Letting your Yes be Yes means putting your faith in action. It means seeing an opportunity to minister God’s love and grace, and acting on it. We celebrate here today a beautiful example of just that. Have you read Lynn and Kay Stricklan’s newsletter about their non-profit organization Tutaweza (too-tuh-WAY-zuh)? It tells a beautiful story. Thirteen years ago, they made a trip to Tanzania with a group called Global Volunteers, and they met a man named Andrew who had a heart for fatherless children. Together, they created this small organization that would provide secondary school scholarships for these young people so they could get an education and lift themselves out of the cycle of poverty. Tutaweza, in Swahili, means confidence in the future, and that has been its gift to nearly five dozen Tanzanian young people since its inception. But they don’t just send money. Lynn also traveled to Tanzania last May to teach a three-week computer science class on tiny computers that were donated by various mission partners. They also conducted a book drive that provided 143 textbooks for partner schools. Currently, 13 Tanzanian students are attending boarding schools because of the work of this little miracle called Tutaweza. For those 13 students, Lynn and Kay’s Yes has been God’s Yes – for a brighter future.
How easy it would have been for Lynn and Kay to see the need and walk away, doing nothing. How easy it would have been for them to say, “Well, unless we know for sure that these kids are being raised in the Christian faith, just as we believe it, we’re not really sure we want to do anything for them.” … How easy it would have been for Lynn and Kay’s Yes to become a No when they faced the overwhelming layers of government forms and documents that were required just to set this up. But at some point, they let God change their minds about what they could do for these young people who live halfway around the world. They let their Yes be Yes, and this congregation has done the same, choosing Tutaweza as one of its mission emphases for the month of September.
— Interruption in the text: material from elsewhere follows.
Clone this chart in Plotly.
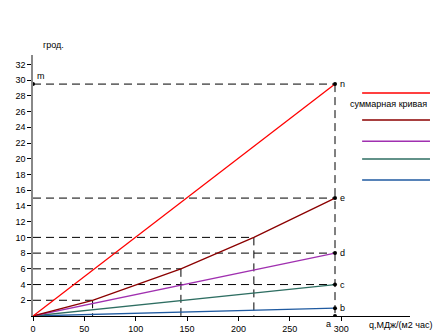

I encourage you to give as God leads you, toward this work.
And to find your own Yes—the Yes to which God is calling you. It could be halfway across the world, as the Stricklans’ is. It could be halfway across the country, maybe someplace like Back Bay Mission in Biloxi, Mississippi. It could be halfway across the state, someplace like La Puente Home in Alamosa that we learned about last Sunday. It could be halfway across the city, someplace like Springs Rescue Mission or Crosses for Losses. It could be halfway across your pew, someone who has been wounded emotionally or spiritually and who needs your loving words. It could be halfway across your living room, in a reconciliation with a partner, a parent, a child, a sibling. Or it could be halfway across your heart, allowing yourself to begin to love and forgive yourself in ways you may not have done in many years. Let your Yes be Yes, and let God change your mind. Amen!